Written problem: Repeat exactly what appears from the opening line of the listing to the line with "ax = fig.add_axes([76", inclusive.
— Begin —
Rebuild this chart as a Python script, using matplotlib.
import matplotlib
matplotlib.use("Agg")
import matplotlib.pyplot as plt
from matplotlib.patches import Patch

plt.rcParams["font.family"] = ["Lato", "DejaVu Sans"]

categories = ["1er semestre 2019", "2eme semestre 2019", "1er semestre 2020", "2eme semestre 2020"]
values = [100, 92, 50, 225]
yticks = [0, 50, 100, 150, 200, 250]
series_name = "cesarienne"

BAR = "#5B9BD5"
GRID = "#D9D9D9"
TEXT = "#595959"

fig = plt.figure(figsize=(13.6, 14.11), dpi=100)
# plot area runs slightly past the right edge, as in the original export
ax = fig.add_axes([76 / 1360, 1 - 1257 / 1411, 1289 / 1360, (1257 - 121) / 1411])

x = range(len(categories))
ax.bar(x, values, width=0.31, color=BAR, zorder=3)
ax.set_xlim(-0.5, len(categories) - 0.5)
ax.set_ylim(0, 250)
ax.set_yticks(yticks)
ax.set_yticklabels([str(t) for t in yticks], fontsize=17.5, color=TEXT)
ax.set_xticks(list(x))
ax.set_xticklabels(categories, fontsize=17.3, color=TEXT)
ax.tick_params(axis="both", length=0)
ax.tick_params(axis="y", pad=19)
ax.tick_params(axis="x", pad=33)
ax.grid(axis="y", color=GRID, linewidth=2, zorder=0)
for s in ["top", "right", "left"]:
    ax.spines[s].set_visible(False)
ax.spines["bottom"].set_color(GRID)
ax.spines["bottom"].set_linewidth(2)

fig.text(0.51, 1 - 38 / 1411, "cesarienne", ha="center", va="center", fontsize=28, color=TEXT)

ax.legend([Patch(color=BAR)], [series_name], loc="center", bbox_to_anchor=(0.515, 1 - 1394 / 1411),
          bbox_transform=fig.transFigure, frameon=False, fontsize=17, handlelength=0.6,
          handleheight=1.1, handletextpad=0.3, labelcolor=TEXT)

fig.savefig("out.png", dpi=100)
— End —
In response:
Rebuild this chart as a Python script, using matplotlib.
import matplotlib
matplotlib.use("Agg")
import matplotlib.pyplot as plt
from matplotlib.patches import Patch

plt.rcParams["font.family"] = ["Lato", "DejaVu Sans"]

categories = ["1er semestre 2019", "2eme semestre 2019", "1er semestre 2020", "2eme semestre 2020"]
values = [100, 92, 50, 225]
yticks = [0, 50, 100, 150, 200, 250]
series_name = "cesarienne"

BAR = "#5B9BD5"
GRID = "#D9D9D9"
TEXT = "#595959"

fig = plt.figure(figsize=(13.6, 14.11), dpi=100)
# plot area runs slightly past the right edge, as in the original export
ax = fig.add_axes([76 / 1360, 1 - 1257 / 1411, 1289 / 1360, (1257 - 121) / 1411])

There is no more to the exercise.